Join Po and the Furious Five in a new adventure from THQ as you kick, punch, and block your way through armies of wolves, gorillas and komodo dragons to save the art of Kung Fu! The video game, Kung Fu Panda 2 takes place shortly after the events of the second movie just released in theaters. You control Po, Dragon Warrior and hero. The people of Gongmen City are rejoicing the defeat of Lord Shen. But unbeknownst to them, a pair of Komodo dragons lead an army of evil creatures to loot the city. Can you and Po save the Valley of Peace? Or will you and the Furious Five meet their match?
Kung Fu Panda 2 for Kinect is a surprisingly enjoyable game with plenty of activities to keep it from getting monotonous like many other Kinect games get to be after a while. The game’s primary focus, of course, is the fighting. You are matched up with a number of enemies in a given area and take them on one at a time.
Each battle starts out by choosing a form. Flowing Style is your fighting form that provides a balance of effectiveness against all enemies. Lightning Style allows you to attack quickly against smaller, more agile foes. And Power Style is geared for taking on larger, slower enemies.
After you choose your form, the battle begins. Each battle is turn based going from your attack phase to defense phase. During the attack phase you’ll use the moves that Po has taught you to take on your opponents. Throughout the battle you’ll be free to perform whatever attacks you wish for the most part, however there are instances during the battle where you’ll be prompted for a specific attack. While for an adult this may seem annoying, I can see this feature being necessary to help your little gamers along if they’re struggling against an enemy. At times you’ll be prompted to call on your friends, the Furious Five. This is a voice activated action that allows you to call out their name. Once you do, they will come help you by delivering a devastating attack on your foe, which for the lesser enemies pretty much takes them out immediately.
After the attack phase comes the defense phase. You’ll be prompted to either dodge or block a series of attacks from your AI opponent. If you do well and flawlessly defend yourself, you’ll be rewarded with a swift counterattack to your enemy. The process repeats itself until either you or your enemy are taken down.
To break up the monotony from the constant fighting THQ has included minigames that help move the story along. These minigames range from rickshaw races (where you’ll dodge different obstacles in your path while blocking items thrown at you by enemies) to serving up noodles for Mr. Ping’s patrons a la Diner Dash, or even getting into food fights.

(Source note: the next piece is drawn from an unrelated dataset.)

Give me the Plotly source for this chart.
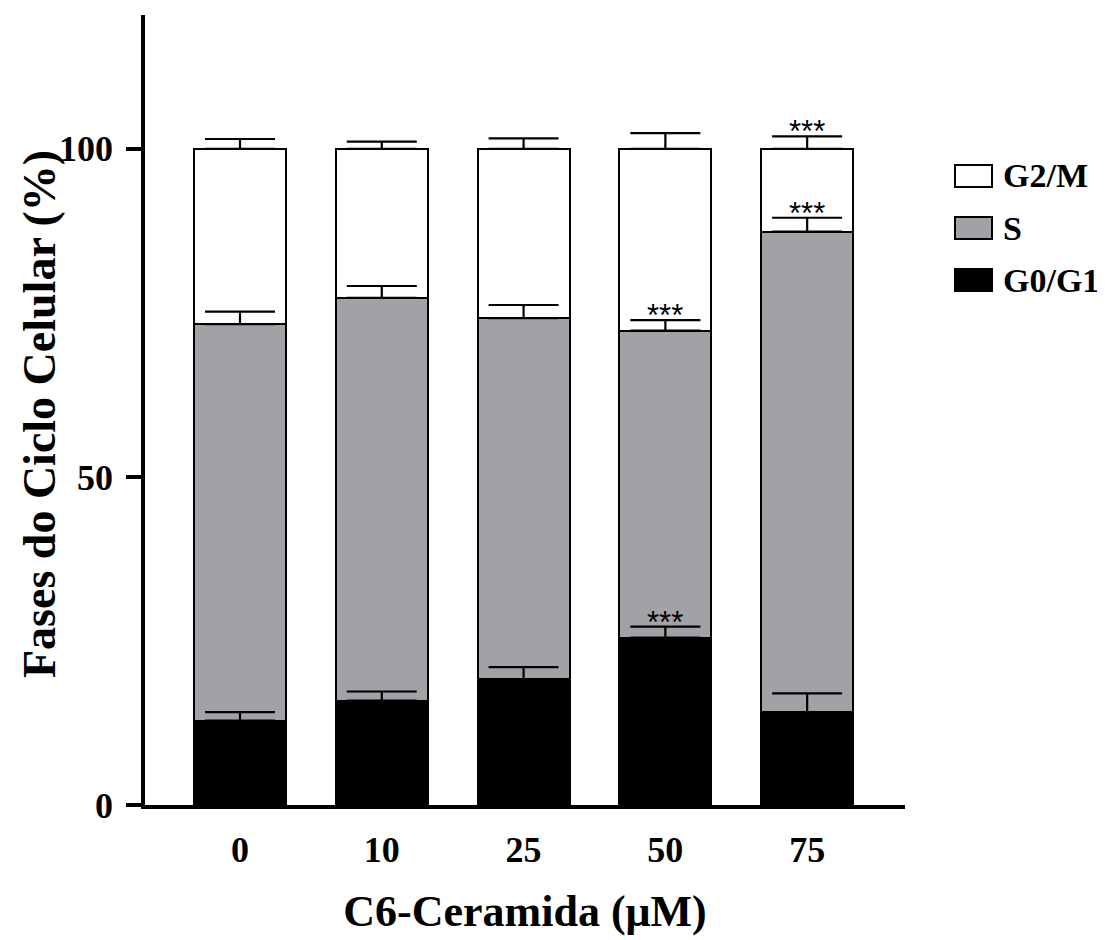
import plotly.graph_objects as go

categories = ["0", "10", "25", "50", "75"]
g0g1 = [12.85, 15.9, 19.2, 25.5, 14.1]
g0g1_err = [1.3, 1.4, 1.8, 1.7, 2.9]
s_phase = [60.45, 61.4, 55.0, 46.8, 73.3]
s_err = [1.9, 1.8, 2.0, 1.6, 2.1]
g2m = [26.7, 22.7, 25.8, 27.7, 12.6]
g2m_err = [1.5, 1.1, 1.6, 2.4, 1.9]
# significance marks: (series, category index)
sig_marks = [("G0/G1", 3), ("S", 3), ("S", 4), ("G2/M", 4)]

GRAY = "#a2a1a6"
FONT = "Liberation Serif"

x = list(range(len(categories)))
cum_g0 = g0g1
cum_s = [a + b for a, b in zip(g0g1, s_phase)]
cum_g2 = [a + b for a, b in zip(cum_s, g2m)]

fig = go.Figure()
for name, vals, color in [
    ("G0/G1", g0g1, "black"),
    ("S", s_phase, GRAY),
    ("G2/M", g2m, "white"),
]:
    fig.add_trace(go.Bar(
        x=x, y=vals, name=name, width=0.65,
        marker=dict(color=color, line=dict(color="black", width=2)),
        showlegend=False,
    ))

tops = {"G0/G1": cum_g0, "S": cum_s, "G2/M": cum_g2}
errs = {"G0/G1": g0g1_err, "S": s_err, "G2/M": g2m_err}
for name in ["G0/G1", "S", "G2/M"]:
    fig.add_trace(go.Scatter(
        x=x, y=tops[name], mode="markers",
        marker=dict(size=1, opacity=0),
        error_y=dict(type="data", symmetric=False, array=errs[name],
                     arrayminus=[0] * len(x), color="black",
                     thickness=2.2, width=35),
        showlegend=False, hoverinfo="skip",
    ))

for name, i in sig_marks:
    fig.add_annotation(
        x=i, y=tops[name][i] + errs[name][i], xref="x", yref="y",
        text="***", showarrow=False, yanchor="bottom", yshift=-15,
        font=dict(family="Liberation Sans", size=31, color="black"),
    )

# page body adds an 8px offset; figure sized to fit the window
OFF = 8
W, H = 1105 - OFF, 940 - OFF
L, T = 145 - OFF, 15 - OFF
R, B = W - (905 - OFF), H - (805 - OFF)
PW, PH = W - L - R, H - T - B


def px(sx):
    return (sx - OFF - L) / PW


def py(sy):
    return (H - B - (sy - OFF)) / PH


# legend drawn manually
leg = [("G2/M", "white", 176), ("S", GRAY, 228), ("G0/G1", "black", 280)]
for label, color, cy in leg:
    fig.add_shape(type="rect", xref="paper", yref="paper",
                  x0=px(955), x1=px(992), y0=py(cy + 11), y1=py(cy - 11),
                  fillcolor=color, line=dict(color="black", width=2))
    fig.add_annotation(xref="paper", yref="paper", x=px(1001), y=py(cy),
                       text=label, showarrow=False, xanchor="left", yanchor="middle",
                       font=dict(family=FONT, size=34, color="black", weight="bold"))

# y-axis title
fig.add_annotation(xref="paper", yref="paper", x=px(39), y=py(414),
                   text="Fases do Ciclo Celular (%)", textangle=-90, showarrow=False,
                   xanchor="center", yanchor="middle",
                   font=dict(family=FONT, size=46, color="black", weight="bold"))

fig.update_layout(
    width=W, height=H,
    margin=dict(l=L, r=R, t=T, b=B, autoexpand=False),
    paper_bgcolor="white", plot_bgcolor="white",
    barmode="stack",
    font=dict(family=FONT, color="black"),
)
fig.update_xaxes(
    range=[-0.67, 4.69], tickvals=x, ticktext=categories, automargin=False,
    showline=True, linecolor="black", linewidth=3.5, ticks="",
    showgrid=False, zeroline=False, ticklabelstandoff=10,
    tickfont=dict(family=FONT, size=36, weight="bold"),
    title=dict(text="C6-Ceramida (μM)", standoff=27,
               font=dict(family=FONT, size=44, weight="bold")),
)
fig.update_yaxes(
    range=[0, 120.4], tickvals=[0, 50, 100], automargin=False,
    showline=True, linecolor="black", linewidth=3.5,
    ticks="outside", ticklen=15, tickwidth=3.5, tickcolor="black",
    showgrid=False, zeroline=False, ticklabelstandoff=6,
    tickfont=dict(family=FONT, size=36, weight="bold"),
)

fig.write_html("out.html")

Really the only complaint about the game is the lack of a multiplayer feature. While it’s understandable that you wouldn’t necessarily want Xbox Live functionality on a child’s game, having a co-operative or local competitive mode might stifle the potential for the little gamers to try their Kung Fu skills on each other while impatiently waiting for their turn.
Overall, Kung Fu Panda 2 is an excellent game with enough variety in its activities so as not to get too stale as many other Kinect games can get to be. For the adult who’s a kid at heart, this game is an enjoyable investment. For the older gamer who has little ones in the house, this is definitely a must have for the family collection.